* START *
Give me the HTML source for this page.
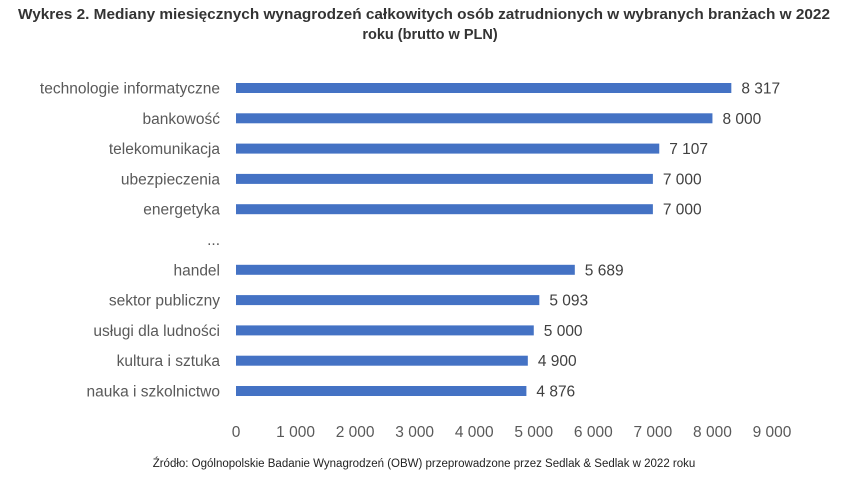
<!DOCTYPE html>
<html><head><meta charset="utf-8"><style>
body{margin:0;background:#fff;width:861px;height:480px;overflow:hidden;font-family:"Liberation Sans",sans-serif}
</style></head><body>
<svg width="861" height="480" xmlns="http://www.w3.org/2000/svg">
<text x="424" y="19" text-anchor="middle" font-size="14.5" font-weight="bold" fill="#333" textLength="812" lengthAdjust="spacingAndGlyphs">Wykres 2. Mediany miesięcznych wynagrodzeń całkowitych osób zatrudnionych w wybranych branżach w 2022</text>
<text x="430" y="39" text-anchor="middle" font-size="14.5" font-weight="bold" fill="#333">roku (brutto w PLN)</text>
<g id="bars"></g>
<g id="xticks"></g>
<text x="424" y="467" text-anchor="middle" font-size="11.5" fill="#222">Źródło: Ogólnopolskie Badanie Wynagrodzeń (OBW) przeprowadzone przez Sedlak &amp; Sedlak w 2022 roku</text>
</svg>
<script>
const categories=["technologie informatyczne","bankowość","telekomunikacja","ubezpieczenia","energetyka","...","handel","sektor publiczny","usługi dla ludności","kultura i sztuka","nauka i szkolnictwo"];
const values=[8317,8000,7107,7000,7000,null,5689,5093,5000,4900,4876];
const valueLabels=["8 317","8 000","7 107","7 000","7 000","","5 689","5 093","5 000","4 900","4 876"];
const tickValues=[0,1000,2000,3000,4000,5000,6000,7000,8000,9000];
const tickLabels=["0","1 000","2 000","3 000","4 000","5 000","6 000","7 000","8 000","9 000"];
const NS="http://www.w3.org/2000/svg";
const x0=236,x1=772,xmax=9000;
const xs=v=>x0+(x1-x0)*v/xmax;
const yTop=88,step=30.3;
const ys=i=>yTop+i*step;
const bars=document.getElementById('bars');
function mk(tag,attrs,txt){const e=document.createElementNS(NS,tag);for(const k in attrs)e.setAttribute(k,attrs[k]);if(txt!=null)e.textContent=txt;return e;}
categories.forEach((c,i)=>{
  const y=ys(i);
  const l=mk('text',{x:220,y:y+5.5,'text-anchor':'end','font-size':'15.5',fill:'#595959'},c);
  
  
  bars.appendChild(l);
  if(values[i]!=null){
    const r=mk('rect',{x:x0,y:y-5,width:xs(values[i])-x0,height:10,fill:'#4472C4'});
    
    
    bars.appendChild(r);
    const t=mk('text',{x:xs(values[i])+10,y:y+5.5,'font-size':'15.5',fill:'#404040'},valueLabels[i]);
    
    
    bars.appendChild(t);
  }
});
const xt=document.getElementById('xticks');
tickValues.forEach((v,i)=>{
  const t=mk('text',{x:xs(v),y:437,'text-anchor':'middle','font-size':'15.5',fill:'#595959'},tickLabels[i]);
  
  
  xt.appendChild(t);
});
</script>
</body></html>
* END *
• **DO THIS**:
Reproduce each line exactly as it appears, omitting the pictures.

• **WRITTEN ANSWER**:
Give me the HTML source for this page.
<!DOCTYPE html>
<html><head><meta charset="utf-8"><style>
body{margin:0;background:#fff;width:861px;height:480px;overflow:hidden;font-family:"Liberation Sans",sans-serif}
</style></head><body>
<svg width="861" height="480" xmlns="http://www.w3.org/2000/svg">
<text x="424" y="19" text-anchor="middle" font-size="14.5" font-weight="bold" fill="#333" textLength="812" lengthAdjust="spacingAndGlyphs">Wykres 2. Mediany miesięcznych wynagrodzeń całkowitych osób zatrudnionych w wybranych branżach w 2022</text>
<text x="430" y="39" text-anchor="middle" font-size="14.5" font-weight="bold" fill="#333">roku (brutto w PLN)</text>
<g id="bars"></g>
<g id="xticks"></g>
<text x="424" y="467" text-anchor="middle" font-size="11.5" fill="#222">Źródło: Ogólnopolskie Badanie Wynagrodzeń (OBW) przeprowadzone przez Sedlak &amp; Sedlak w 2022 roku</text>
</svg>
<script>
const categories=["technologie informatyczne","bankowość","telekomunikacja","ubezpieczenia","energetyka","...","handel","sektor publiczny","usługi dla ludności","kultura i sztuka","nauka i szkolnictwo"];
const values=[8317,8000,7107,7000,7000,null,5689,5093,5000,4900,4876];
const valueLabels=["8 317","8 000","7 107","7 000","7 000","","5 689","5 093","5 000","4 900","4 876"];
const tickValues=[0,1000,2000,3000,4000,5000,6000,7000,8000,9000];
const tickLabels=["0","1 000","2 000","3 000","4 000","5 000","6 000","7 000","8 000","9 000"];
const NS="http://www.w3.org/2000/svg";
const x0=236,x1=772,xmax=9000;
const xs=v=>x0+(x1-x0)*v/xmax;
const yTop=88,step=30.3;
const ys=i=>yTop+i*step;
const bars=document.getElementById('bars');
function mk(tag,attrs,txt){const e=document.createElementNS(NS,tag);for(const k in attrs)e.setAttribute(k,attrs[k]);if(txt!=null)e.textContent=txt;return e;}
categories.forEach((c,i)=>{
  const y=ys(i);
  const l=mk('text',{x:220,y:y+5.5,'text-anchor':'end','font-size':'15.5',fill:'#595959'},c);
  
  
  bars.appendChild(l);
  if(values[i]!=null){
    const r=mk('rect',{x:x0,y:y-5,width:xs(values[i])-x0,height:10,fill:'#4472C4'});
    
    
    bars.appendChild(r);
    const t=mk('text',{x:xs(values[i])+10,y:y+5.5,'font-size':'15.5',fill:'#404040'},valueLabels[i]);
    
    
    bars.appendChild(t);
  }
});
const xt=document.getElementById('xticks');
tickValues.forEach((v,i)=>{
  const t=mk('text',{x:xs(v),y:437,'text-anchor':'middle','font-size':'15.5',fill:'#595959'},tickLabels[i]);
  
  
  xt.appendChild(t);
});
</script>
</body></html>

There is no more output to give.